Em 1998, a secretaria da saúde mexicana, primeiramente, passou a distribuir a medicação a crianças, adolescentes menores de 18 anos e mulheres grávida. E nos anos seguintes, a cobertura se estendeu gradativamente também aos adultos, de acordo com a Conasida (Consejo Nacional para la Prevención y Control del SIDA). Entretanto, conforme pudemos observar durante a viagem ao país, a população em geral não sabe disso. Nas palestras, quando questionamos os jovens e professores se os mexicanos têm acesso gratuito ao coquetel, a grande maioria respondia que não. E devido a essa falta de informação, muitas pessoas que se descobrem com o vírus nem buscam tratamento por desconhecer dessa possibilidade.

Algumas fundações, como a FONSIDA, procuram atender ao restante da população não segurada, entretanto não conseguem dar conta de toda a demanda. E as regiões mais afastadas dos grandes centros urbanos são as mais afetadas pela escassez de tratamento adequado.
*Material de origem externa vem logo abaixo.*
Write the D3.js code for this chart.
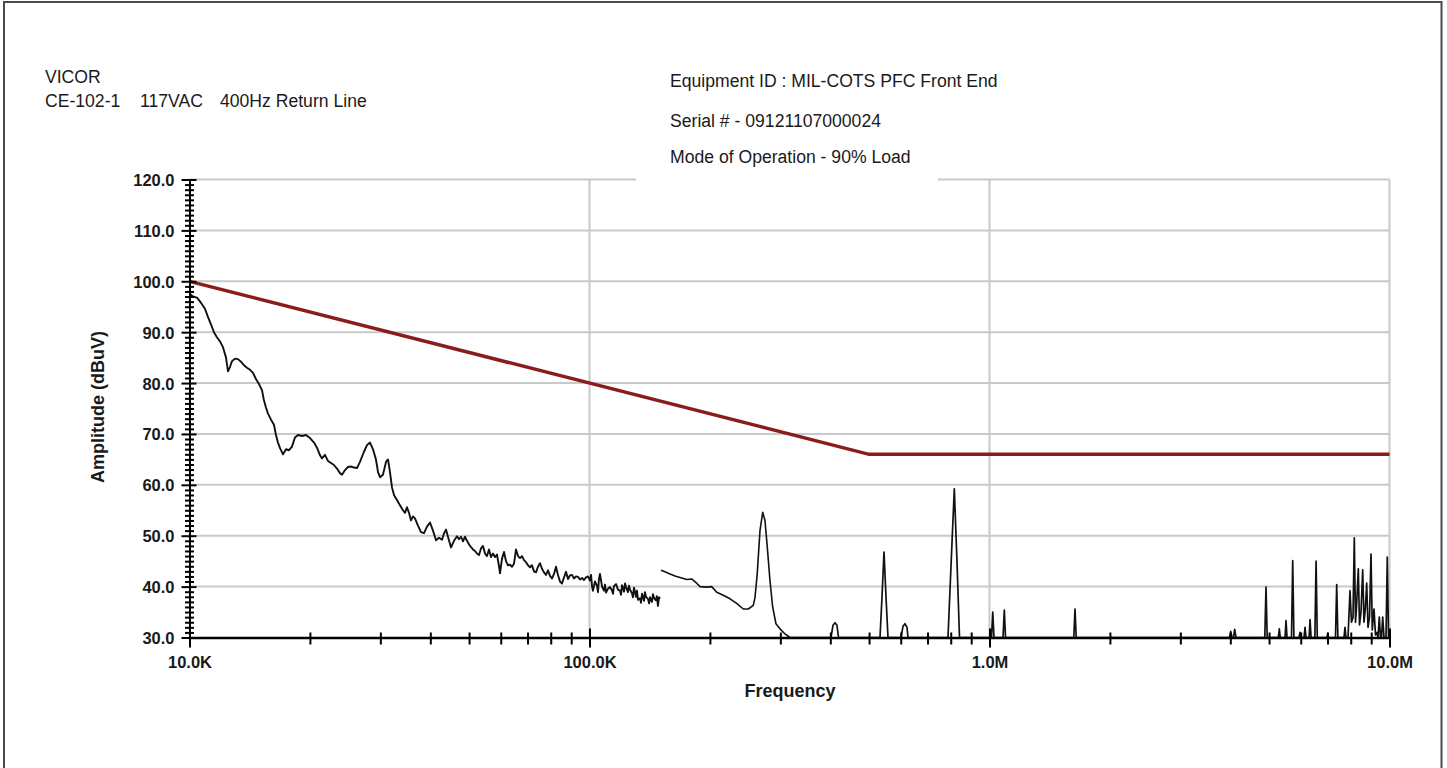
<!DOCTYPE html>
<html><head><meta charset="utf-8">
<script src="https://cdn.jsdelivr.net/npm/d3@7"></script>
<style>
body{margin:0;background:#fff;}
svg{display:block;}
text{font-family:"Liberation Sans",Arial,Helvetica,sans-serif;}
</style>
</head><body>
<svg id="chart" width="1447" height="768"></svg>
<script>
// ---------- text ----------
const headerLeft = ["VICOR"];
const headerLeftLine2 = ["CE-102-1", "117VAC", "400Hz Return Line"];
const headerRight = ["Equipment ID : MIL-COTS PFC Front End", "Serial # - 09121107000024", "Mode of Operation - 90% Load"];
const yAxisTitle = "Amplitude (dBuV)";
const xAxisTitle = "Frequency";

// ---------- axes ----------
const yMajorTicks = [30, 40, 50, 60, 70, 80, 90, 100, 110, 120];
const yTickLabels = ["30.0", "40.0", "50.0", "60.0", "70.0", "80.0", "90.0", "100.0", "110.0", "120.0"];
const xMajorTicks = [1e4, 1e5, 1e6, 1e7];
const xTickLabels = ["10.0K", "100.0K", "1.0M", "10.0M"];

// ---------- limit line (CE-102), kHz / dBuV ----------
const limitKHz = [10, 500, 10000];
const limitDb = [100, 66, 66];

// ---------- measured trace, [kHz, dBuV] ----------
const traceLow = [
[10.03,97.5],[10.20,97.0],[10.44,96.8],[10.68,95.8],[10.93,94.6],[11.12,93.0],[11.32,91.5],[11.51,90.0],[11.71,89.0],[11.92,88.2],
[12.13,87.0],[12.34,85.0],[12.48,82.3],[12.63,83.2],[12.77,84.3],[13.00,84.8],[13.22,84.7],[13.45,84.2],[13.68,83.5],[13.92,83.0],
[14.17,82.6],[14.41,82.0],[14.66,80.8],[14.92,79.8],[15.18,78.6],[15.35,76.6],[15.53,75.2],[15.71,74.0],[15.99,72.8],[16.26,71.8],
[16.45,69.8],[16.64,68.3],[16.84,67.2],[17.13,66.0],[17.43,67.0],[17.73,66.8],[18.04,67.5],[18.35,69.3],[18.67,69.8],[19.11,69.6],
[19.55,69.8],[20.01,69.2],[20.48,68.3],[20.83,67.3],[21.20,65.8],[21.44,65.2],[21.81,65.9],[22.19,64.7],[22.58,64.3],[22.97,63.9],
[23.37,63.2],[23.78,62.3],[24.06,62.0],[24.48,62.9],[24.90,63.5],[25.34,63.6],[25.78,63.4],[26.23,63.3],[26.68,64.5],[27.30,66.5],
[27.78,67.8],[28.26,68.3],[28.75,67.0],[29.25,65.0],[29.60,62.5],[29.94,61.5],[30.46,62.0],[30.99,64.5],[31.35,65.0],[31.71,62.5],
[32.08,59.5],[32.45,58.0],[33.01,57.0],[33.59,56.0],[34.18,55.0],[34.57,54.5],[34.97,55.6],[35.38,54.5],[35.79,53.0],[36.20,53.8],
[36.62,53.4],[37.26,52.0],[37.91,50.7],[38.57,50.5],[39.24,51.8],[39.93,52.6],[40.62,51.0],[41.33,49.1],[42.05,49.6],[42.78,49.2],
[43.28,50.5],[43.78,51.2],[44.28,49.8],[45.06,47.7],[45.84,49.0],[46.64,49.9],[47.18,49.3],[47.72,49.8],[48.28,48.9],[48.84,49.8],
[49.40,49.0],[50.26,48.0],[51.14,47.3],[51.73,47.0],[52.33,46.5],[52.94,46.2],[53.55,47.5],[54.17,48.0],[54.80,46.5],[55.43,46.0],
[56.07,47.3],[56.72,45.8],[57.38,46.5],[58.05,45.8],[58.72,46.3],[59.40,44.0],[59.74,42.6],[60.43,45.5],[61.13,46.8],[61.84,45.0],
[62.55,44.2],[63.28,44.3],[64.01,43.9],[64.75,44.5],[65.50,47.3],[66.26,46.0],[67.03,45.6],[67.81,46.0],[68.59,45.2],[69.38,44.8],
[70.19,44.2],[71.00,43.8],[71.82,44.2],[72.65,43.0],[73.49,42.8],[74.34,43.9],[75.20,44.6],[76.07,43.5],[76.95,42.8],[77.84,42.3],
[78.75,43.2],[79.66,42.1],[80.58,41.6],[81.52,42.5],[82.46,43.9],[83.41,42.3],[84.38,41.0],[85.36,40.6],[86.35,41.8],[87.34,42.9],
[88.36,41.5],[89.38,42.2],[90.42,42.3],[91.46,41.6],[92.52,42.0],[93.59,41.9],[94.68,41.4],[95.78,41.7],[96.89,41.3],[98.01,41.8],
[99.14,42.0],[100.3,41.2],[100.9,42.3],[101.5,40.0],[102.0,39.2],[103.2,41.0],[104.4,40.2],[105.0,38.9],[105.6,41.5],[106.2,42.5],
[107.5,40.0],[108.7,39.2],[109.3,40.4],[110.0,38.8],[111.2,39.6],[112.5,39.9],[113.8,39.3],[114.5,38.6],[115.1,40.1],[116.5,40.5],
[117.8,39.4],[119.2,39.2],[119.9,38.4],[120.6,40.3],[122.0,39.0],[122.7,40.6],[123.4,39.9],[124.8,38.9],[125.5,40.2],[126.3,39.4],
[127.7,38.7],[128.4,37.9],[129.2,39.8],[130.7,38.0],[131.4,39.2],[132.2,37.4],[133.7,37.7],[134.5,36.8],[135.3,38.6],[136.9,37.2],
[137.6,38.9],[138.4,38.0],[140.0,37.6],[141.0,36.7],[141.7,37.9],[143.3,37.0],[144.1,38.5],[145.0,37.8],[146.6,37.3],[147.4,38.1],
[148.3,36.2],[149.2,37.9],[150.1,37.6]
];
const traceMid = [
[150.9,43.2],[154.4,42.9],[158.9,42.5],[163.6,42.1],[168.4,41.8],[175.0,41.4],[180.1,41.5],[184.6,40.8],[188.9,40.0],[196.3,39.9],
[202.1,40.0],[208.0,38.9],[216.0,38.3],[224.5,37.6],[233.3,36.7],[242.4,35.6],[249.5,35.6],[256.7,36.3],[259.3,37.9],[262.6,42.5],
[266.8,51.0],[271.0,54.6],[274.6,53.0],[278.3,47.7],[282.6,41.2],[287.0,36.0],[292.5,32.7],[299.4,31.7],[308.1,30.7],[317.1,30.0]
];
const traceHigh = [
[317.1,30],[401.5,30],[406.2,32.4],[410.9,32.9],[415.6,32.4],[419.3,30],
[532.4,30],[538.6,38],[544.8,46.8],[551.1,38],[557.5,30],
[600.8,30],[607.8,32.2],[614.8,32.7],[622.0,32.0],[625.5,30],
[787.5,30],[801.2,44],[816.6,59.2],[829.3,45],[841.4,30],
[1011.6,30],[1018.9,35.0],[1026.2,30],
[1080.8,30],[1089.0,35.4],[1096.5,30],
[1624.5,30],[1635.8,35.6],[1647.3,30],
[3981,30],[4009,31.2],[4039,30],[4074,30],[4102,31.6],[4133,30],
[4878,30],[4912,39.9],[4946,30],
[5272,30],[5303,31.7],[5333,30],
[5481,30],[5512,33.3],[5544,30],
[5689,30],[5728,45.1],[5768,30],
[5940,30],[5976,31.0],[6010,30],
[6114,30],[6150,32.0],[6186,30],
[6294,30],[6330,33.5],[6367,30],
[6508,30],[6553,45.0],[6598,30],
[6980,30],[7008,30.8],[7040,30],
[7328,30],[7379,40.4],[7430,30],
[7695,30],[7740,32.0],[7785,30],
[7875,30],[7966,39.2],[8035,33],[8105,34],[8166,49.6],[8222,33],[8270,36],[8356,43.5],[8414,32.5],[8487,35],
[8570,43.3],[8634,33],[8699,35.5],[8770,40.7],[8836,32],[8913,34],[8990,46.4],[9057,31.5],[9147,35.6],[9226,30.5],
[9306,31],[9360,30],[9430,34.0],[9495,30],[9550,30],[9616,34.0],[9689,30],[9801,30],[9874,45.8],[9943,30],[10000,30]
];

// ---------- drawing ----------
const svg = d3.select("#chart");
const x = d3.scaleLog().domain([1e4, 1e7]).range([189.5, 1389.5]);
const y = d3.scaleLinear().domain([30, 120]).range([637.5, 179.5]);

// frame
svg.append("rect").attr("x", 4).attr("y", 2).attr("width", 1437.5).attr("height", 820)
  .attr("fill", "#fff").attr("stroke", "#4a4a4a").attr("stroke-width", 2);

// gridlines
const grid = svg.append("g").attr("stroke", "#c9c9c9").attr("stroke-width", 2);
grid.selectAll("line.h").data(yMajorTicks.filter(d => d > 30)).join("line")
  .attr("x1", x(1e4)).attr("x2", x(1e7)).attr("y1", d => y(d)).attr("y2", d => y(d));
grid.selectAll("line.v").data(xMajorTicks.filter(d => d > 1e4)).join("line")
  .attr("x1", d => x(d)).attr("x2", d => x(d)).attr("y1", y(120)).attr("y2", y(30));

// white box behind right header
svg.append("rect").attr("x", 636).attr("y", 60).attr("width", 302).attr("height", 123).attr("fill", "#fff");

// headers
const hdr = svg.append("g").attr("fill", "#1a1a1a").style("font-size", "17.6px");
hdr.append("text").attr("x", 45).attr("y", 83).text(headerLeft[0]);
const l2x = [45, 140, 220];
headerLeftLine2.forEach((t, i) => hdr.append("text").attr("x", l2x[i]).attr("y", 107).text(t));
const rY = [86.5, 126.5, 162.5];
headerRight.forEach((t, i) => hdr.append("text").attr("x", 670).attr("y", rY[i]).text(t));

// limit line
const limitData = limitKHz.map((f, i) => [f, limitDb[i]]);
const line = d3.line().x(d => x(d[0] * 1000)).y(d => y(d[1]));
svg.append("path").attr("d", line(limitData)).attr("fill", "none")
  .attr("stroke", "#8b1c1c").attr("stroke-width", 3.4);

// trace
[[traceLow, 1.9], [traceMid, 1.6], [traceHigh, 1.7]].forEach(([seg, w]) => {
  svg.append("path").attr("d", line(seg)).attr("fill", "none")
    .attr("stroke", "#111").attr("stroke-width", w).attr("stroke-linejoin", "round");
});

// y axis
const yMinor = d3.range(30, 121, 1).filter(v => v % 10 !== 0);
const yAxisG = svg.append("g").attr("transform", `translate(${x(1e4)},0)`);
yAxisG.call(d3.axisLeft(y).tickValues(yMinor).tickFormat("").tickSizeOuter(0));
yAxisG.selectAll(".tick line").attr("x1", -4.5).attr("x2", 4.5).attr("stroke-width", 2);
yAxisG.select(".domain").remove();
const yMajG = svg.append("g").attr("transform", `translate(${x(1e4)},0)`);
yMajG.call(d3.axisLeft(y).tickValues(yMajorTicks).tickFormat((d, i) => yTickLabels[i]).tickSizeOuter(0));
yMajG.selectAll(".tick line").attr("x1", -8).attr("x2", 7).attr("stroke-width", 2);
yMajG.select(".domain").attr("stroke-width", 2);
yMajG.selectAll(".tick text").attr("x", -15).attr("dy", "0.36em")
  .style("font-size", "16.5px").style("font-weight", "bold").attr("fill", "#1a1a1a");

// x axis
const xMinor = [];
[1e4, 1e5, 1e6].forEach(dec => { for (let k = 2; k <= 9; k++) xMinor.push(dec * k); });
const xAxisMinor = svg.append("g").attr("transform", `translate(0,${y(30)})`);
xAxisMinor.call(d3.axisBottom(x).tickValues(xMinor).tickFormat("").tickSizeOuter(0));
xAxisMinor.selectAll(".tick line").attr("y1", -5).attr("y2", 7).attr("stroke-width", 2);
xAxisMinor.select(".domain").remove();
const xAxisG = svg.append("g").attr("transform", `translate(0,${y(30)})`);
xAxisG.call(d3.axisBottom(x).tickValues(xMajorTicks).tickFormat((d, i) => xTickLabels[i]).tickSizeOuter(0));
xAxisG.selectAll(".tick line").attr("y1", -9).attr("y2", 10).attr("stroke-width", 2);
xAxisG.select(".domain").attr("stroke-width", 2.6);
xAxisG.selectAll(".tick text").attr("y", 30).attr("dy", 0)
  .style("font-size", "16.5px").style("font-weight", "bold").attr("fill", "#1a1a1a");

// axis titles
svg.append("text").attr("transform", "translate(104,407) rotate(-90)").attr("text-anchor", "middle")
  .style("font-size", "18px").style("font-weight", "bold").attr("fill", "#1a1a1a").text(yAxisTitle);
svg.append("text").attr("x", 790).attr("y", 697).attr("text-anchor", "middle")
  .style("font-size", "18px").style("font-weight", "bold").attr("fill", "#1a1a1a").text(xAxisTitle);
</script>
</body></html>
A falta de informação e o preconceito são outros fatores que atrapalham muito a situação do HIV/Aids no páis. As pessoas ainda associam a doença com a morte. Em minhas palestras os jovens se surpreendiam com meu bom e estável estado de saúde, uma vez que já tenho o vírus há 20 anos. E o fato da Aids estar sendo tratada no Brasil como uma doença crônica lhes parecia inacessível.

O México não teve uma referência forte de pessoa pública portadora do vírus que servisse de referência nacional desmistificando a questão no país. Eles não tiveram como nós, um Betinho, um Cazuza ou uma Sandra Bréa, que os ajudasse a assimilar a doença em sua própria cultura. E, quando essa “imagem real” de um portador é ausente, a doença acaba se tornando muito pior no imaginário da população.

A cultura mexicana, bastante conservadora e machista, além de extremamente religiosa, também acaba reforçando muitos preconceitos em relação aos portadores. Os ativistas mexicanos que conheci reclamam da falta de informação, da carência de políticas públicas mais eficientes e, principalmente, da não-aceitação dos homossexuais por parte da população em geral. Eles relatam ainda que muitos trabalhadores são despedidos de seus empregos quando a empresa descobre que são soropositivos. Por lei as empresas são proibidas de pedir exame de HIV, entretanto, como explicam os ativistas, elas solicitam um exame de sangue para outro fim, como antidoping por exemplo, e fazem o de HIV. E os funcionários demitidos não recorrem aos seus direitos na justiça para não se exporem.

De acordo com dados da Conasida de 2007, das 112 mil notificações de pessoas infectadas no México 81,5% são homens e 16% mulheres, (numa proporção de cinco para um) e 2,4% são menores de 15 anos. A pandemia se concentra nos grupos que mantém práticas de risco: em homens que fazem sexo com homens, em profissionais do sexo e usuários de drogas injetáveis. A via de transmissão sexual é responsável por 94,9% das contaminações. E a prevalência de HIV na população adulta é de 0.3%, o que significa que três, de cada mil pessoas adultas, poderiam ser portadoras do vírus.

A Aids, lá, como nos outros países de língua espanhola e portuguesa é denominada Sida. Aliás, nada mais lógico e correto, uma vez que essa é a sigla correta para Síndrome da Imunodeficiência Adquirida. E o HIV, como VIH — Vírus da Imunodeficiência Humana.

Esperamos que esse congresso mundial, pela primeira vez sediado na América Latina, venha trazer a todos nós um grande benefício. Sabemos que a situação da Aids entre os latinos americanos deixa muita a desejar. E nós brasileiros, que nos destacamos nessa área com um dos melhores programas de tratamento do mundo, temos muito que ensinar e obviamente também o que aprender.

A todos que vão uma boa viagem, muito aprendizado e trocas de experiência. Certamente, serão muitos bem recebidos, pois a hospitalidade e a simpatia do povo mexicano é contagiante.

Valéria Piassa Polizzi é jornalista e autora do livro “Depois daquela viagem — diário de bordo de uma jovem que aprendeu a viver com Aids”.